Rows from a dataset of charts and code:
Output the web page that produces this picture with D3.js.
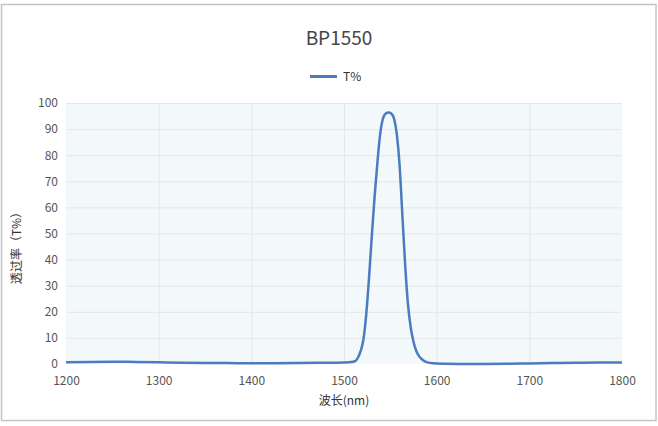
<!DOCTYPE html>
<html>
<head>
<meta charset="utf-8">
<script src="https://cdn.jsdelivr.net/npm/d3@7"></script>
<style>
  html, body { margin: 0; padding: 0; background: #fff; }
  svg { display: block; font-family: "Microsoft YaHei", "Noto Sans CJK SC", "Noto Sans", sans-serif; }
</style>
</head>
<body>
<svg id="chart" width="658" height="426"></svg>
<script>
const chartTitle = "BP1550";
const seriesName = "T%";
const xAxisTitle = "波长(nm)";
const yAxisTitle = "透过率（T%）";
const xTicks = [1200, 1300, 1400, 1500, 1600, 1700, 1800];
const yTicks = [0, 10, 20, 30, 40, 50, 60, 70, 80, 90, 100];

const wavelengths = [1200, 1225, 1250, 1275, 1300, 1325, 1350, 1375, 1400, 1425, 1450, 1475, 1500, 1508,
  1512, 1515, 1518, 1521, 1524, 1527, 1530, 1533, 1536, 1539, 1542, 1545, 1548, 1551, 1554, 1557, 1560,
  1563, 1566, 1569, 1572, 1575, 1578, 1581, 1585, 1590, 1596, 1610, 1630, 1650, 1675, 1700, 1725, 1750, 1775, 1800];
const transmission = [0.7, 0.8, 0.85, 0.8, 0.65, 0.5, 0.4, 0.35, 0.3, 0.3, 0.35, 0.45, 0.6, 0.75,
  1.1, 2.4, 5, 9.5, 19, 33, 49, 64, 77, 88, 94, 96, 96.4, 96, 94, 88, 76,
  57, 38, 23, 14, 8.5, 5, 3, 1.5, 0.6, 0.25, 0.1, 0.02, 0.0, 0.05, 0.2, 0.35, 0.45, 0.55, 0.6];

const svg = d3.select("#chart");
const W = 658, H = 426;
const m = { left: 66, right: 36, top: 103, bottom: 62 };
const pw = W - m.left - m.right, ph = H - m.top - m.bottom;

// outer border
svg.append("rect").attr("x", 1.5).attr("y", 4.5).attr("width", 654.5).attr("height", 416)
  .attr("fill", "#fff").attr("stroke", "#c4c4c4").attr("stroke-width", 1.5);

const x = d3.scaleLinear().domain([1200, 1800]).range([m.left, m.left + pw]);
const y = d3.scaleLinear().domain([0, 100]).range([m.top + ph, m.top]);

// plot background
svg.append("rect").attr("x", m.left).attr("y", m.top).attr("width", pw).attr("height", ph).attr("fill", "#f3f8fb");

// grid
svg.append("g").selectAll("line").data(yTicks.filter(d => d > 0)).join("line")
  .attr("x1", m.left).attr("x2", m.left + pw).attr("y1", d => y(d) + 0.5).attr("y2", d => y(d) + 0.5)
  .attr("stroke", "#e3e7ea").attr("stroke-width", 1);
svg.append("g").selectAll("line").data(xTicks.filter(d => d > 1200 && d < 1800)).join("line")
  .attr("x1", d => x(d) + 0.5).attr("x2", d => x(d) + 0.5).attr("y1", m.top).attr("y2", m.top + ph)
  .attr("stroke", "#e3e7ea").attr("stroke-width", 1);

// axes
const xAxis = svg.append("g").attr("transform", `translate(0,${m.top + ph})`)
  .call(d3.axisBottom(x).tickValues(xTicks).tickFormat(d3.format("d")).tickSize(0).tickPadding(12));
const yAxis = svg.append("g").attr("transform", `translate(${m.left},0)`)
  .call(d3.axisLeft(y).tickValues(yTicks).tickSize(0).tickPadding(8));
[xAxis, yAxis].forEach(g => {
  g.select(".domain").remove();
  g.selectAll("text").attr("fill", "#555").attr("font-size", 12)
    .attr("font-family", "\"Microsoft YaHei\", \"Noto Sans CJK SC\", sans-serif");
});

// line
const data = wavelengths.map((w, i) => ({ w, t: transmission[i] }));
svg.append("path").datum(data)
  .attr("fill", "none").attr("stroke", "#4a7cbf").attr("stroke-width", 2.5)
  .attr("stroke-linejoin", "round")
  .attr("d", d3.line().x(d => x(d.w)).y(d => y(d.t)).curve(d3.curveMonotoneX));

// title
svg.append("text").attr("x", 339).attr("y", 45).attr("text-anchor", "middle")
  .attr("font-size", 19).attr("fill", "#464646").text(chartTitle);

// legend
svg.append("line").attr("x1", 310).attr("x2", 337).attr("y1", 76.5).attr("y2", 76.5)
  .attr("stroke", "#4a7cbf").attr("stroke-width", 3);
svg.append("text").attr("x", 343).attr("y", 81).attr("font-size", 12).attr("fill", "#333").text(seriesName);

// axis titles
svg.append("text").attr("x", m.left + pw / 2).attr("y", 405).attr("text-anchor", "middle")
  .attr("font-size", 12).attr("fill", "#333").text(xAxisTitle);
svg.append("text").attr("transform", `translate(21,245) rotate(-90)`).attr("text-anchor", "middle")
  .attr("font-size", 12).attr("fill", "#333").text(yAxisTitle);
</script>
</body>
</html>
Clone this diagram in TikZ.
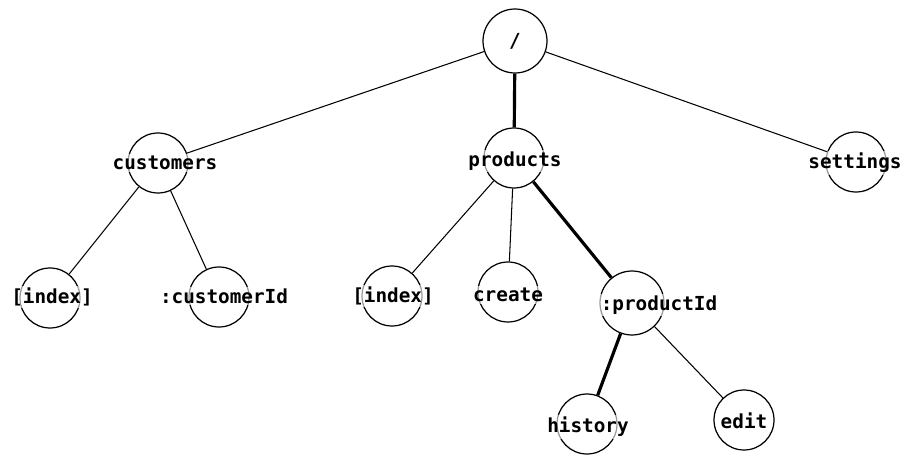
\documentclass[tikz,border=0pt]{standalone}
\usepackage{fontspec}
\newfontfamily\codefont{DejaVu Sans Mono}
\begin{document}
\begin{tikzpicture}[x=0.02cm, y=-0.02cm,
  route/.style={circle, draw, line width=0.7pt, minimum size=1.2cm, inner sep=0pt},
  seg/.style={font=\codefont\bfseries\fontsize{11}{13}\selectfont, fill=white, fill opacity=0.6, text opacity=1, inner sep=1pt},
  edge/.style={line width=0.6pt},
  main/.style={line width=1.8pt}]
\useasboundingbox (0,0) rectangle (913,466);

% circles
\node [route, minimum size=1.28cm] (root) at (515,41) {};
\node [route] (customers) at (158,163) {};
\node [route] (products) at (514,158) {};
\node [route] (settings) at (856,162) {};
\node [route] (cindex) at (50,298) {};
\node [route] (customerid) at (219,297) {};
\node [route] (pindex) at (392,296) {};
\node [route] (create) at (508,292) {};
\node [route, minimum size=1.28cm] (productid) at (632,303) {};
\node [route] (history) at (587,424) {};
\node [route] (edit) at (744,420) {};

% names
\node [seg, fill opacity=0] (t-root) at (515,41) {/};
\node [seg] (t-customers) at (165,163) {customers};
\node [seg] (t-products) at (515,161) {products};
\node [seg] (t-settings) at (855,163) {settings};
\node [seg] (t-cindex) at (52,297) {[index]};
\node [seg] (t-customerid) at (224,296) {:customerId};
\node [seg] (t-pindex) at (393,296) {[index]};
\node [seg] (t-create) at (508,295) {create};
\node [seg] (t-productid) at (659,305) {:productId};
\node [seg] (t-history) at (588,427) {history};
\node [seg] (t-edit) at (744,421) {edit};

% edges
\draw [edge] (root) -- (customers);
\draw [main] (root) -- (products);
\draw [edge] (root) -- (settings);
\draw [edge] (customers) -- (cindex);
\draw [edge] (customers) -- (customerid);
\draw [edge] (products) -- (pindex);
\draw [edge] (products) -- (create);
\draw [main] (products) -- (productid);
\draw [main] (productid) -- (history);
\draw [edge] (productid) -- (edit);
\end{tikzpicture}
\end{document}
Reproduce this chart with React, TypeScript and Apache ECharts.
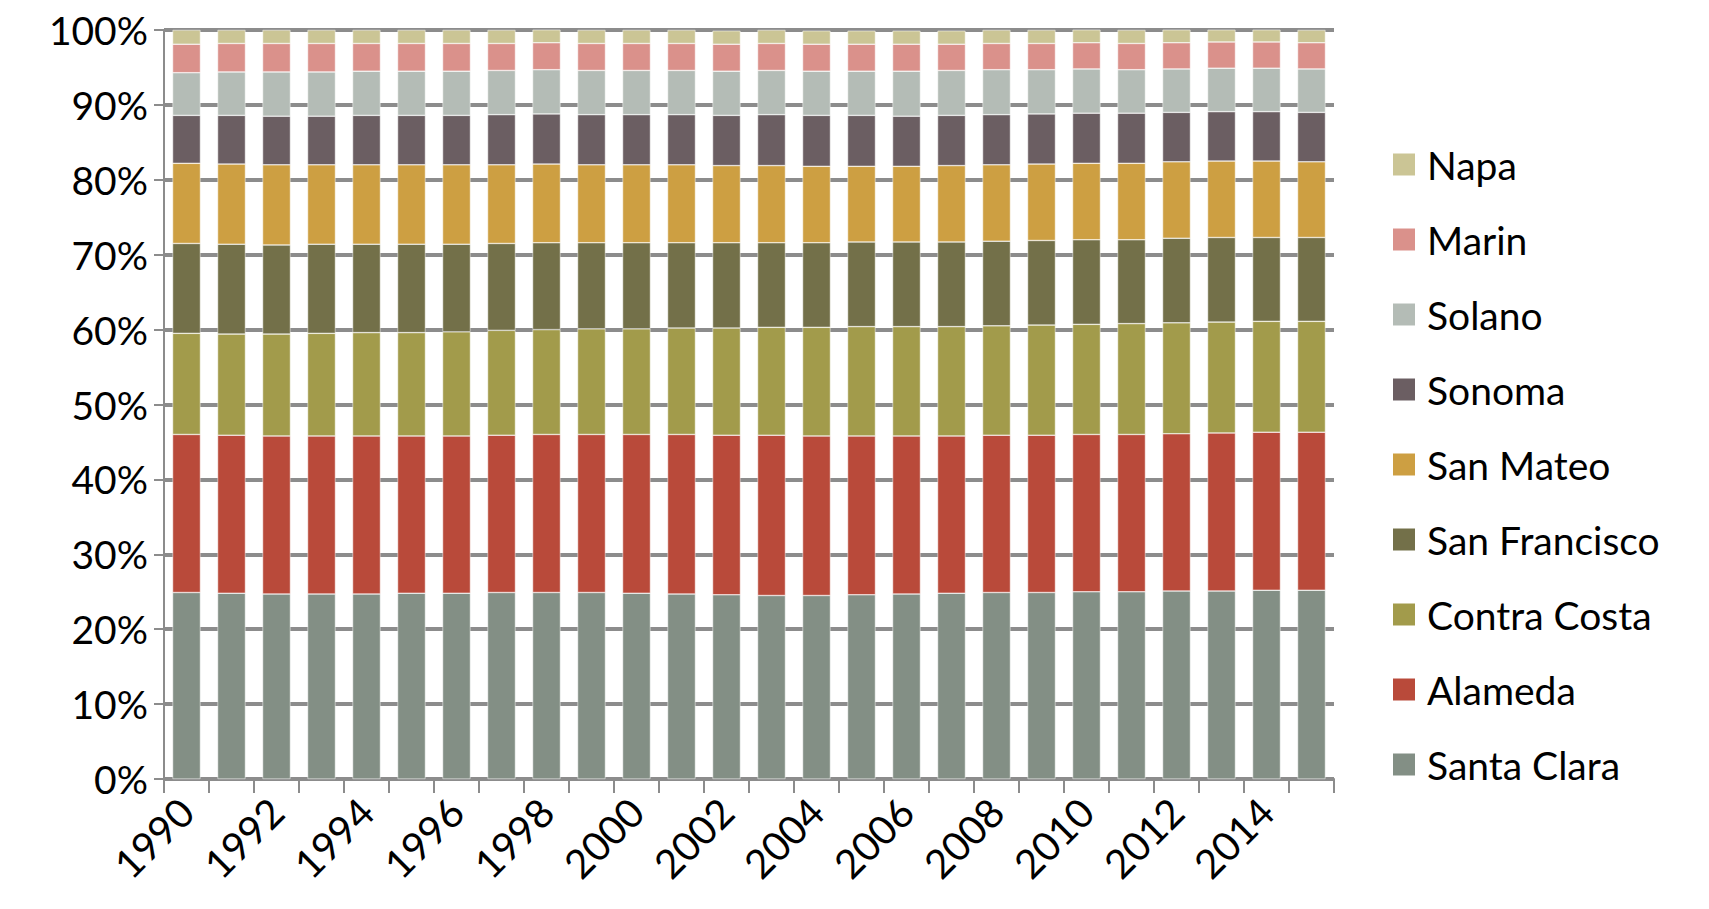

§ **YOUR TASK**:
Extract all the entries word for word; omit any pictures.

§ **OUTPUT FOR THIS EXERCISE**:
Output the web page that produces this picture with D3.js.
<!DOCTYPE html>
<html>
<head>
<meta charset="utf-8">
<script src="https://cdn.jsdelivr.net/npm/d3@7"></script>
<style>
  html, body { margin: 0; padding: 0; background: #fff; }
  svg { display: block; font-family: "Microsoft YaHei", "Noto Sans CJK SC", "Noto Sans", sans-serif; }
</style>
</head>
<body>
<svg id="chart" width="658" height="426"></svg>
<script>
const chartTitle = "BP1550";
const seriesName = "T%";
const xAxisTitle = "波长(nm)";
const yAxisTitle = "透过率（T%）";
const xTicks = [1200, 1300, 1400, 1500, 1600, 1700, 1800];
const yTicks = [0, 10, 20, 30, 40, 50, 60, 70, 80, 90, 100];

const wavelengths = [1200, 1225, 1250, 1275, 1300, 1325, 1350, 1375, 1400, 1425, 1450, 1475, 1500, 1508,
  1512, 1515, 1518, 1521, 1524, 1527, 1530, 1533, 1536, 1539, 1542, 1545, 1548, 1551, 1554, 1557, 1560,
  1563, 1566, 1569, 1572, 1575, 1578, 1581, 1585, 1590, 1596, 1610, 1630, 1650, 1675, 1700, 1725, 1750, 1775, 1800];
const transmission = [0.7, 0.8, 0.85, 0.8, 0.65, 0.5, 0.4, 0.35, 0.3, 0.3, 0.35, 0.45, 0.6, 0.75,
  1.1, 2.4, 5, 9.5, 19, 33, 49, 64, 77, 88, 94, 96, 96.4, 96, 94, 88, 76,
  57, 38, 23, 14, 8.5, 5, 3, 1.5, 0.6, 0.25, 0.1, 0.02, 0.0, 0.05, 0.2, 0.35, 0.45, 0.55, 0.6];

const svg = d3.select("#chart");
const W = 658, H = 426;
const m = { left: 66, right: 36, top: 103, bottom: 62 };
const pw = W - m.left - m.right, ph = H - m.top - m.bottom;

// outer border
svg.append("rect").attr("x", 1.5).attr("y", 4.5).attr("width", 654.5).attr("height", 416)
  .attr("fill", "#fff").attr("stroke", "#c4c4c4").attr("stroke-width", 1.5);

const x = d3.scaleLinear().domain([1200, 1800]).range([m.left, m.left + pw]);
const y = d3.scaleLinear().domain([0, 100]).range([m.top + ph, m.top]);

// plot background
svg.append("rect").attr("x", m.left).attr("y", m.top).attr("width", pw).attr("height", ph).attr("fill", "#f3f8fb");

// grid
svg.append("g").selectAll("line").data(yTicks.filter(d => d > 0)).join("line")
  .attr("x1", m.left).attr("x2", m.left + pw).attr("y1", d => y(d) + 0.5).attr("y2", d => y(d) + 0.5)
  .attr("stroke", "#e3e7ea").attr("stroke-width", 1);
svg.append("g").selectAll("line").data(xTicks.filter(d => d > 1200 && d < 1800)).join("line")
  .attr("x1", d => x(d) + 0.5).attr("x2", d => x(d) + 0.5).attr("y1", m.top).attr("y2", m.top + ph)
  .attr("stroke", "#e3e7ea").attr("stroke-width", 1);

// axes
const xAxis = svg.append("g").attr("transform", `translate(0,${m.top + ph})`)
  .call(d3.axisBottom(x).tickValues(xTicks).tickFormat(d3.format("d")).tickSize(0).tickPadding(12));
const yAxis = svg.append("g").attr("transform", `translate(${m.left},0)`)
  .call(d3.axisLeft(y).tickValues(yTicks).tickSize(0).tickPadding(8));
[xAxis, yAxis].forEach(g => {
  g.select(".domain").remove();
  g.selectAll("text").attr("fill", "#555").attr("font-size", 12)
    .attr("font-family", "\"Microsoft YaHei\", \"Noto Sans CJK SC\", sans-serif");
});

// line
const data = wavelengths.map((w, i) => ({ w, t: transmission[i] }));
svg.append("path").datum(data)
  .attr("fill", "none").attr("stroke", "#4a7cbf").attr("stroke-width", 2.5)
  .attr("stroke-linejoin", "round")
  .attr("d", d3.line().x(d => x(d.w)).y(d => y(d.t)).curve(d3.curveMonotoneX));

// title
svg.append("text").attr("x", 339).attr("y", 45).attr("text-anchor", "middle")
  .attr("font-size", 19).attr("fill", "#464646").text(chartTitle);

// legend
svg.append("line").attr("x1", 310).attr("x2", 337).attr("y1", 76.5).attr("y2", 76.5)
  .attr("stroke", "#4a7cbf").attr("stroke-width", 3);
svg.append("text").attr("x", 343).attr("y", 81).attr("font-size", 12).attr("fill", "#333").text(seriesName);

// axis titles
svg.append("text").attr("x", m.left + pw / 2).attr("y", 405).attr("text-anchor", "middle")
  .attr("font-size", 12).attr("fill", "#333").text(xAxisTitle);
svg.append("text").attr("transform", `translate(21,245) rotate(-90)`).attr("text-anchor", "middle")
  .attr("font-size", 12).attr("fill", "#333").text(yAxisTitle);
</script>
</body>
</html>
Clone this diagram in TikZ.
\documentclass[tikz,border=0pt]{standalone}
\usepackage{fontspec}
\newfontfamily\codefont{DejaVu Sans Mono}
\begin{document}
\begin{tikzpicture}[x=0.02cm, y=-0.02cm,
  route/.style={circle, draw, line width=0.7pt, minimum size=1.2cm, inner sep=0pt},
  seg/.style={font=\codefont\bfseries\fontsize{11}{13}\selectfont, fill=white, fill opacity=0.6, text opacity=1, inner sep=1pt},
  edge/.style={line width=0.6pt},
  main/.style={line width=1.8pt}]
\useasboundingbox (0,0) rectangle (913,466);

% circles
\node [route, minimum size=1.28cm] (root) at (515,41) {};
\node [route] (customers) at (158,163) {};
\node [route] (products) at (514,158) {};
\node [route] (settings) at (856,162) {};
\node [route] (cindex) at (50,298) {};
\node [route] (customerid) at (219,297) {};
\node [route] (pindex) at (392,296) {};
\node [route] (create) at (508,292) {};
\node [route, minimum size=1.28cm] (productid) at (632,303) {};
\node [route] (history) at (587,424) {};
\node [route] (edit) at (744,420) {};

% names
\node [seg, fill opacity=0] (t-root) at (515,41) {/};
\node [seg] (t-customers) at (165,163) {customers};
\node [seg] (t-products) at (515,161) {products};
\node [seg] (t-settings) at (855,163) {settings};
\node [seg] (t-cindex) at (52,297) {[index]};
\node [seg] (t-customerid) at (224,296) {:customerId};
\node [seg] (t-pindex) at (393,296) {[index]};
\node [seg] (t-create) at (508,295) {create};
\node [seg] (t-productid) at (659,305) {:productId};
\node [seg] (t-history) at (588,427) {history};
\node [seg] (t-edit) at (744,421) {edit};

% edges
\draw [edge] (root) -- (customers);
\draw [main] (root) -- (products);
\draw [edge] (root) -- (settings);
\draw [edge] (customers) -- (cindex);
\draw [edge] (customers) -- (customerid);
\draw [edge] (products) -- (pindex);
\draw [edge] (products) -- (create);
\draw [main] (products) -- (productid);
\draw [main] (productid) -- (history);
\draw [edge] (productid) -- (edit);
\end{tikzpicture}
\end{document}
Reproduce this chart with React, TypeScript and Apache ECharts.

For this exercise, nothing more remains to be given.